#### Job:
Nothing outside the lines from the one containing "Output the Python" through the one containing "ax = fig.add_axes([0.150, 0.110, 0.862, 0.864])" should be copied, and no pictures either. Copy those lines exactly.

[start of Task input]

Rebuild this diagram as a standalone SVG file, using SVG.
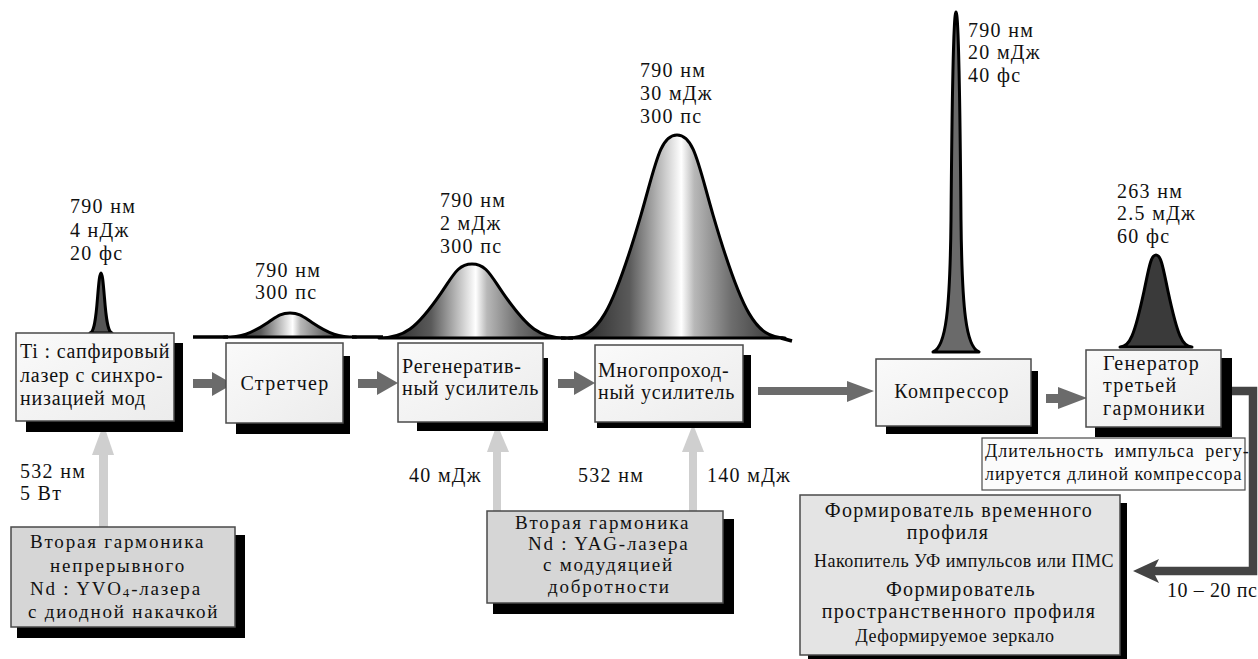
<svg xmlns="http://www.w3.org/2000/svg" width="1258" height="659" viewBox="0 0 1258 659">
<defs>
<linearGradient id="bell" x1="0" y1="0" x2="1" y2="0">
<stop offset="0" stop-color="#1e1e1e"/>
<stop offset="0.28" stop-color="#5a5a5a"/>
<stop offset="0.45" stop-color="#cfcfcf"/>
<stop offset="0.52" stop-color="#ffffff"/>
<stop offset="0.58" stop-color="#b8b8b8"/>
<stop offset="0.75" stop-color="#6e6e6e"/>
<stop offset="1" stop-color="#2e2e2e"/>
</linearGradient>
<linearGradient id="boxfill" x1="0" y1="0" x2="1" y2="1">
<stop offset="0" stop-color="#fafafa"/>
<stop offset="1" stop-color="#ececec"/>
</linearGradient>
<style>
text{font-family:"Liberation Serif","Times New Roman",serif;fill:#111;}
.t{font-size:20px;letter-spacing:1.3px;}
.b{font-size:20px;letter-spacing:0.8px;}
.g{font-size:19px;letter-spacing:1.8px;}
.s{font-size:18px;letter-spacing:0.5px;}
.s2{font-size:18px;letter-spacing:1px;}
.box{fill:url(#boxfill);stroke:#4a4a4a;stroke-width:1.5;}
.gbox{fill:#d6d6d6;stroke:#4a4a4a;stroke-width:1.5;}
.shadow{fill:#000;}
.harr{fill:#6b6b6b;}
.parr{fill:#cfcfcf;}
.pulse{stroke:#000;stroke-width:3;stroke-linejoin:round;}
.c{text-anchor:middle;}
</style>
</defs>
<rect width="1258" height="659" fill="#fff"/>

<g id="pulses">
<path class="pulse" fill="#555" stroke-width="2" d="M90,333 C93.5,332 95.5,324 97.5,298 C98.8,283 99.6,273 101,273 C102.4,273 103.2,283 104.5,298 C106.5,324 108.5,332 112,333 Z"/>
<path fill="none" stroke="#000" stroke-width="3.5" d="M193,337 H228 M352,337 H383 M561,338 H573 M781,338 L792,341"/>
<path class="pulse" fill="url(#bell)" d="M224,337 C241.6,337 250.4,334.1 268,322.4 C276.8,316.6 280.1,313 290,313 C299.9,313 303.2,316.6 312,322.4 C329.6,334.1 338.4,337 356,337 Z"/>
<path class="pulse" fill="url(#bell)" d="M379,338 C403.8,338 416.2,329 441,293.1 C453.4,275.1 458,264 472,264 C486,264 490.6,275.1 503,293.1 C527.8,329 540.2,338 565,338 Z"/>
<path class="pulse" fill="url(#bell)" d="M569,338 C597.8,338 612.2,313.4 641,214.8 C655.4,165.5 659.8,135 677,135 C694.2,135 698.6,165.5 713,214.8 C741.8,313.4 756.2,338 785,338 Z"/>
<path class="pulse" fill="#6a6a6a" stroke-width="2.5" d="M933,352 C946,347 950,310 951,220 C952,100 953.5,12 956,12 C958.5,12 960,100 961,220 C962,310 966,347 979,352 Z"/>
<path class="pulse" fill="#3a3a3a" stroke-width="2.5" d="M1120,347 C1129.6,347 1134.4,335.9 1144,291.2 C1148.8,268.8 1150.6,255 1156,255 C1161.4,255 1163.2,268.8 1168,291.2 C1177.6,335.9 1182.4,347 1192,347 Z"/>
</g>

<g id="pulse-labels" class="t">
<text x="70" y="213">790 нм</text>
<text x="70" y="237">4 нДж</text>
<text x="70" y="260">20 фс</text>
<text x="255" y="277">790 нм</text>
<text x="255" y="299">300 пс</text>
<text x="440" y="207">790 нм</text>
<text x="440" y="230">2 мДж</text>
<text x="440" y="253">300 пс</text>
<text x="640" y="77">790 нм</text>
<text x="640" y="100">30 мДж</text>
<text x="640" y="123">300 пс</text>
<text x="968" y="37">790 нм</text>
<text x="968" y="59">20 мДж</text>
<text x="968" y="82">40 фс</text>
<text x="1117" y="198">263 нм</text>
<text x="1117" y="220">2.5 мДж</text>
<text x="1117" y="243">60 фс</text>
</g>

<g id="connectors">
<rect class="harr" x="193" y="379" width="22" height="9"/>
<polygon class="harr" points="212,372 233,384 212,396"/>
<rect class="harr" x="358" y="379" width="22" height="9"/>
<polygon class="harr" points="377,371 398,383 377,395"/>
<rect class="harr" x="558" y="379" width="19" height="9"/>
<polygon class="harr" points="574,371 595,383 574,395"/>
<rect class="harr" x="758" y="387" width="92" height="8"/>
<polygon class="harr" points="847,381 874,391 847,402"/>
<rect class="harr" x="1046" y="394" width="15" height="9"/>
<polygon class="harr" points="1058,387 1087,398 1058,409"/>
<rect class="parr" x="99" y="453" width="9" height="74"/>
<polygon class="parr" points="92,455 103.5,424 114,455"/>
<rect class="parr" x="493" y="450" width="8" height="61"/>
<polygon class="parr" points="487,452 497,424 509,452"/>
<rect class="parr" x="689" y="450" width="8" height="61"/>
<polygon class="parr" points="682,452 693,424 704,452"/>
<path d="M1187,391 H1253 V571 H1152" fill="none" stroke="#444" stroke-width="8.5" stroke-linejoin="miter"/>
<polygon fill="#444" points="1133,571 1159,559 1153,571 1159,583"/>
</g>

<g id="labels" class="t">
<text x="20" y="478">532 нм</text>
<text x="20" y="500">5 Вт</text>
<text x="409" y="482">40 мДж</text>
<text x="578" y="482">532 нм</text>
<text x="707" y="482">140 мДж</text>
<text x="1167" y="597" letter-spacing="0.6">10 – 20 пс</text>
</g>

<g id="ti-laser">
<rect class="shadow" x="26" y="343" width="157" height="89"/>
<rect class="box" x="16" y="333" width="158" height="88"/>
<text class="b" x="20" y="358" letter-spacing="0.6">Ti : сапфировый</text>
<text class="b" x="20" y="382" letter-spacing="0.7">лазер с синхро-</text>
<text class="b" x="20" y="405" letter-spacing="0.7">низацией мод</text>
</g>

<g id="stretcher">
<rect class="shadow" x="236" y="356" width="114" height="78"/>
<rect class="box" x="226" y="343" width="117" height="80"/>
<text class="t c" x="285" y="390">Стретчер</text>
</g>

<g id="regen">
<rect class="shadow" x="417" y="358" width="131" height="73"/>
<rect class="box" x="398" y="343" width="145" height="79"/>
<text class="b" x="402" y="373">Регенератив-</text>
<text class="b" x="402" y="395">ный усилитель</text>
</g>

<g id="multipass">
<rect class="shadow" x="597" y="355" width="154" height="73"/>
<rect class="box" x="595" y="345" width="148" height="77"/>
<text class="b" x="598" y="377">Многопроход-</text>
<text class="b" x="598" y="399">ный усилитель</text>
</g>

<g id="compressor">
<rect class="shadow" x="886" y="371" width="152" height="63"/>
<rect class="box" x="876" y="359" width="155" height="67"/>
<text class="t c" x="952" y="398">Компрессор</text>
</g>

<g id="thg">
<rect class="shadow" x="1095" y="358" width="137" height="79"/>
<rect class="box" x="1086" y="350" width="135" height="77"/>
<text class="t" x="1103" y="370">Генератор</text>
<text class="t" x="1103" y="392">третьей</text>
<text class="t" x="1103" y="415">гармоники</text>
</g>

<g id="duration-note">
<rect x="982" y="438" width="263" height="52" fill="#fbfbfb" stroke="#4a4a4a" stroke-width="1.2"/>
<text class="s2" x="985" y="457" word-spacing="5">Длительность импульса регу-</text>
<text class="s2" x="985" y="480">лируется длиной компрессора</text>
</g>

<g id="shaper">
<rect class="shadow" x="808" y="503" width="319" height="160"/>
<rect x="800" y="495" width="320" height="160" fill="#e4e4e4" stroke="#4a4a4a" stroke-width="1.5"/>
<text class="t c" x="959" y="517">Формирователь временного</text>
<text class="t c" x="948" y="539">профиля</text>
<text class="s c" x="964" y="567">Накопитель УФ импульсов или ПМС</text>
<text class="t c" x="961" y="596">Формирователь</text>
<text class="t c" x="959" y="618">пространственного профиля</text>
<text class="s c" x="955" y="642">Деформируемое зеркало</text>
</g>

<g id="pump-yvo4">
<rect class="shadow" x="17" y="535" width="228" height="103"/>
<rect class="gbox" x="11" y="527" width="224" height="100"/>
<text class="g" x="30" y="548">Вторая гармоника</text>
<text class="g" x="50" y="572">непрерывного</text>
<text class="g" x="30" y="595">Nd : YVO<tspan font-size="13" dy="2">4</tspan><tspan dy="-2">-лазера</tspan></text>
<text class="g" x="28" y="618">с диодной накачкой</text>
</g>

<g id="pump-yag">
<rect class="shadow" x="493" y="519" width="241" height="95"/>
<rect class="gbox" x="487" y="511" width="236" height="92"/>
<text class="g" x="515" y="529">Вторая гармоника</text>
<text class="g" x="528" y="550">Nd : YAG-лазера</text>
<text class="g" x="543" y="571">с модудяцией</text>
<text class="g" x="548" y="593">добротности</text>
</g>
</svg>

[end of Task input]
[start of Task input]

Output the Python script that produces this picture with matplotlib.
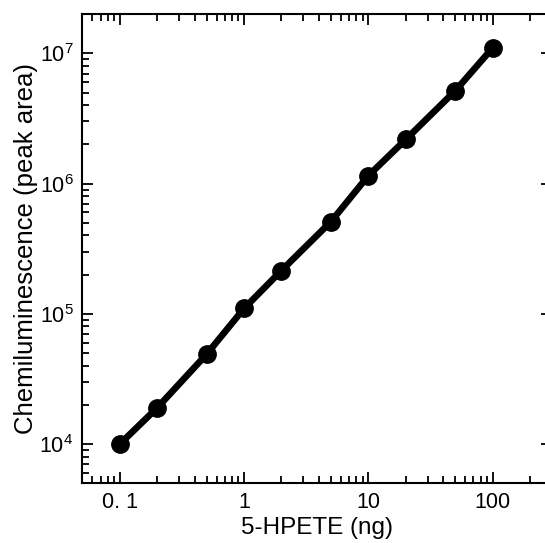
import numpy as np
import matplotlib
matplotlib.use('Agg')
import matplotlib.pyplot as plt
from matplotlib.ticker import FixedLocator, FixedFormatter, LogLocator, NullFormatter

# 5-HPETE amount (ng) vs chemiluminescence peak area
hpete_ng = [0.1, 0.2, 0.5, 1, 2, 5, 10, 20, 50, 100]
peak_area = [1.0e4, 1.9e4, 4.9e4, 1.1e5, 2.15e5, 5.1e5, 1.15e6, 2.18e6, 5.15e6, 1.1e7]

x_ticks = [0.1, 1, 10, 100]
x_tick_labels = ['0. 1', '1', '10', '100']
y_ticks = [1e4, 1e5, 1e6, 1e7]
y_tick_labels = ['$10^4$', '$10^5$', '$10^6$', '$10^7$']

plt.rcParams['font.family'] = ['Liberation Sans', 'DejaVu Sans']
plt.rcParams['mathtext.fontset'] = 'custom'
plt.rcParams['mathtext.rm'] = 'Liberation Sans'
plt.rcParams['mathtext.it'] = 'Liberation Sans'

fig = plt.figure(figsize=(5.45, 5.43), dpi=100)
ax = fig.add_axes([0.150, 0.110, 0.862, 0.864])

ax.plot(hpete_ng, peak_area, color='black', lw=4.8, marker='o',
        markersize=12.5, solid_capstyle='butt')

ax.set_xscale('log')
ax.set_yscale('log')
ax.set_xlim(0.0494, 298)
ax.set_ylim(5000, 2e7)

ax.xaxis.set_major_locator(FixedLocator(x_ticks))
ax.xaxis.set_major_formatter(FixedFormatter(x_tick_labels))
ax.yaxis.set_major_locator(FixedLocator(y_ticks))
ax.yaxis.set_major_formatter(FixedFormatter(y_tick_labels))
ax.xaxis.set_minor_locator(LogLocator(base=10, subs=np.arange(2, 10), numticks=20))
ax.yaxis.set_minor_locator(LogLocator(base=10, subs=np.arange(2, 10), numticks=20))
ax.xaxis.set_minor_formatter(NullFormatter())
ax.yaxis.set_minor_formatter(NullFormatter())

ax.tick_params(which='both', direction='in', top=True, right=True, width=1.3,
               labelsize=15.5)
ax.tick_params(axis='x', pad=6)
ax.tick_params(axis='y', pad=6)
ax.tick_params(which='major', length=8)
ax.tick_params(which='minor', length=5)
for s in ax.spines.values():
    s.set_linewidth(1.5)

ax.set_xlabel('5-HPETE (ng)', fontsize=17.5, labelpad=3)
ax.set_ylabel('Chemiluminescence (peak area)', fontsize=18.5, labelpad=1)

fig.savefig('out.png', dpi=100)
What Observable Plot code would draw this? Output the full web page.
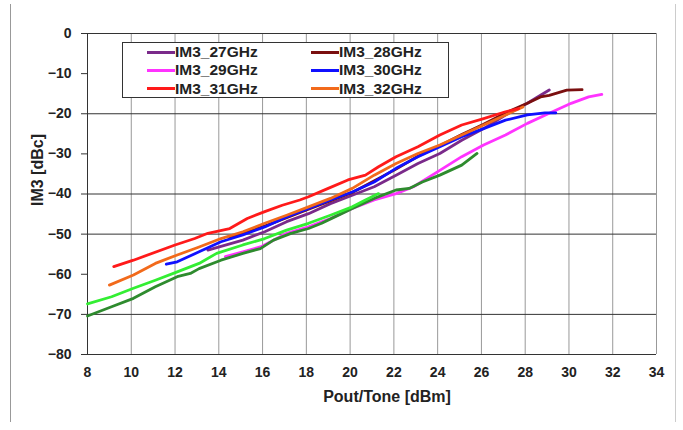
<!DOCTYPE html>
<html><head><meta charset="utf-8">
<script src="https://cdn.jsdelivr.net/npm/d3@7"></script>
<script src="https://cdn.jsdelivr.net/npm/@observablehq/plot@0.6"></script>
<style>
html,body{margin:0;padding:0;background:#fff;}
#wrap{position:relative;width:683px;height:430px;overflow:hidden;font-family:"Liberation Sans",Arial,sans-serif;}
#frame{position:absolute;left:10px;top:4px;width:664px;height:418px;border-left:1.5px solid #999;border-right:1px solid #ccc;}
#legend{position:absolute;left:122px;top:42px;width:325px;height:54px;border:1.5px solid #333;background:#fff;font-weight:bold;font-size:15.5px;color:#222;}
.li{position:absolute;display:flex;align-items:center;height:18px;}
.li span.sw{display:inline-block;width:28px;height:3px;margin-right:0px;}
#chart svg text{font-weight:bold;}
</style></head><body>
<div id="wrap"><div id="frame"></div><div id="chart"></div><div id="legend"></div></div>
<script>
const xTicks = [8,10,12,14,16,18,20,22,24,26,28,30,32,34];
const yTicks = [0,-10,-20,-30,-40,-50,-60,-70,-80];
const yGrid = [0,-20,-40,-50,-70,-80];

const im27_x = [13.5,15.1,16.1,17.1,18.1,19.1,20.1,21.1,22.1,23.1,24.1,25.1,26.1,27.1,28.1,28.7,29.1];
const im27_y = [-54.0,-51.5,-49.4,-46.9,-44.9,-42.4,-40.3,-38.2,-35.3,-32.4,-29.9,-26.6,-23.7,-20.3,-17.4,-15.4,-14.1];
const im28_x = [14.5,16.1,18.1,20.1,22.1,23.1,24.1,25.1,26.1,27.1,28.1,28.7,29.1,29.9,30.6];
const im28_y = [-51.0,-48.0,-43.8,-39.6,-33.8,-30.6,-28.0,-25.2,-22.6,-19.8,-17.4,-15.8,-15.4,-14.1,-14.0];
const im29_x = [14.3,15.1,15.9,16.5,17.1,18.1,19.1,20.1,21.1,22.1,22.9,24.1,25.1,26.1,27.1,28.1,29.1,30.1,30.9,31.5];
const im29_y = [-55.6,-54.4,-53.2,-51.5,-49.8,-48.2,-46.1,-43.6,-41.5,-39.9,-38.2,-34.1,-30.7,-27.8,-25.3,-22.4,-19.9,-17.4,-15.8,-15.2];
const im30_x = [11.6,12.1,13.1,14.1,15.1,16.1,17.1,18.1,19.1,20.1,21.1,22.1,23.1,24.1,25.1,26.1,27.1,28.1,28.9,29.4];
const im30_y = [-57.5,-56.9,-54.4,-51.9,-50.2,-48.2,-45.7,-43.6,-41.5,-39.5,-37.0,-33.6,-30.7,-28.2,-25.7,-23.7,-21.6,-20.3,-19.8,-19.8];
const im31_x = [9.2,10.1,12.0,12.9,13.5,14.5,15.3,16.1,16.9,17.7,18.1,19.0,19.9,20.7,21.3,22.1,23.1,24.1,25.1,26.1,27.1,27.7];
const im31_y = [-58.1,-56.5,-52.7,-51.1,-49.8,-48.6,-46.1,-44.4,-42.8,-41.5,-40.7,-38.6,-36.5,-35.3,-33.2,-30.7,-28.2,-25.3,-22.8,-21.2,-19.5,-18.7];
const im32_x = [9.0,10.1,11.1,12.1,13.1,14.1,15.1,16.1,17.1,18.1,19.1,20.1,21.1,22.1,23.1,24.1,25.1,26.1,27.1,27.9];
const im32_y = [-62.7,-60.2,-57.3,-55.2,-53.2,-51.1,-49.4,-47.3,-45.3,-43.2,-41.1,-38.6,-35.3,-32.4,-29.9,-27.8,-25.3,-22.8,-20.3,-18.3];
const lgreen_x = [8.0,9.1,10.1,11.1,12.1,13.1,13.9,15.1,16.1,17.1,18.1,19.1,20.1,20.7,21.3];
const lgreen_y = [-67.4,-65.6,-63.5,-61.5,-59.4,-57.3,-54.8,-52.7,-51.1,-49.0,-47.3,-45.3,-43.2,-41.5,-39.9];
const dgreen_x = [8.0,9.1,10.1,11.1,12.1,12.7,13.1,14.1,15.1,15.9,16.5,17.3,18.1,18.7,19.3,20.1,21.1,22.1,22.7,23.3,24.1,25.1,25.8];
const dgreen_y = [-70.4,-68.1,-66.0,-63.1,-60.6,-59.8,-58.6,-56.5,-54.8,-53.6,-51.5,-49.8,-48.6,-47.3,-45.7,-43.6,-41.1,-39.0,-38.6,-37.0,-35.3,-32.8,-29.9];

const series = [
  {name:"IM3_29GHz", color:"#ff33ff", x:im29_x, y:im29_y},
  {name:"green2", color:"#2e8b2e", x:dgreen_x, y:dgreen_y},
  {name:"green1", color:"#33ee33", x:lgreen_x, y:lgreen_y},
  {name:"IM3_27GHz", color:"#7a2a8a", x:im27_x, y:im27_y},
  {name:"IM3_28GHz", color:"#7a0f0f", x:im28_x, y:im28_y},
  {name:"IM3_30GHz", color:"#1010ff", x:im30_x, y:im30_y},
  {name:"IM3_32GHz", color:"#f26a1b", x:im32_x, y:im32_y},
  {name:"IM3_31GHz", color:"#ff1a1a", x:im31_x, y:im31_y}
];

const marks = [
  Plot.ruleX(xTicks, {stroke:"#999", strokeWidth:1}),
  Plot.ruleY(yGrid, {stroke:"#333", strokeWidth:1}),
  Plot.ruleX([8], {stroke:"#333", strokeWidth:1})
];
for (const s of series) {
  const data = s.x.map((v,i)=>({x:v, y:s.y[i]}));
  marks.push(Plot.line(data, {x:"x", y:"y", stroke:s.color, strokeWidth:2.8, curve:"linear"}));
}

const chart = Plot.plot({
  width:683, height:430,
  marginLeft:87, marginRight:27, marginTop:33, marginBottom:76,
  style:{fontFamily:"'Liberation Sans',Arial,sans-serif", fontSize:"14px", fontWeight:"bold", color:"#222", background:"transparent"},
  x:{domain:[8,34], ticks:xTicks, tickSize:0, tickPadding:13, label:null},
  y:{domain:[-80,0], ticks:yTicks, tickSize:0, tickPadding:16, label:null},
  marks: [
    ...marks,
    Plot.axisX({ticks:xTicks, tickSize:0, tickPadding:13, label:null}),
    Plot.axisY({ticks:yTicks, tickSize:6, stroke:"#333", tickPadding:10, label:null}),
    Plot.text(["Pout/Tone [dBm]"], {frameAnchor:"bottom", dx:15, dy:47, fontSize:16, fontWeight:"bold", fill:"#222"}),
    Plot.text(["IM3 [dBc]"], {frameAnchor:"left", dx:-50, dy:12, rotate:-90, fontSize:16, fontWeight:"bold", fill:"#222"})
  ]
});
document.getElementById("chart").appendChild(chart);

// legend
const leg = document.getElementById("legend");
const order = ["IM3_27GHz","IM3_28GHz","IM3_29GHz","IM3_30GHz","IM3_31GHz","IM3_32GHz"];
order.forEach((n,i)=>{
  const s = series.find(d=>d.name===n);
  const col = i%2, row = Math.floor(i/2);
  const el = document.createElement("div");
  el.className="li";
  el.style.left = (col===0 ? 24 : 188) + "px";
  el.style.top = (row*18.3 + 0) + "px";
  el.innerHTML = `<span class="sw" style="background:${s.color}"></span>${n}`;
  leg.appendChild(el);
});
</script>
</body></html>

[end of Task input]

#### Solution to the problem:
Output the Python script that produces this picture with matplotlib.
import numpy as np
import matplotlib
matplotlib.use('Agg')
import matplotlib.pyplot as plt
from matplotlib.ticker import FixedLocator, FixedFormatter, LogLocator, NullFormatter

# 5-HPETE amount (ng) vs chemiluminescence peak area
hpete_ng = [0.1, 0.2, 0.5, 1, 2, 5, 10, 20, 50, 100]
peak_area = [1.0e4, 1.9e4, 4.9e4, 1.1e5, 2.15e5, 5.1e5, 1.15e6, 2.18e6, 5.15e6, 1.1e7]

x_ticks = [0.1, 1, 10, 100]
x_tick_labels = ['0. 1', '1', '10', '100']
y_ticks = [1e4, 1e5, 1e6, 1e7]
y_tick_labels = ['$10^4$', '$10^5$', '$10^6$', '$10^7$']

plt.rcParams['font.family'] = ['Liberation Sans', 'DejaVu Sans']
plt.rcParams['mathtext.fontset'] = 'custom'
plt.rcParams['mathtext.rm'] = 'Liberation Sans'
plt.rcParams['mathtext.it'] = 'Liberation Sans'

fig = plt.figure(figsize=(5.45, 5.43), dpi=100)
ax = fig.add_axes([0.150, 0.110, 0.862, 0.864])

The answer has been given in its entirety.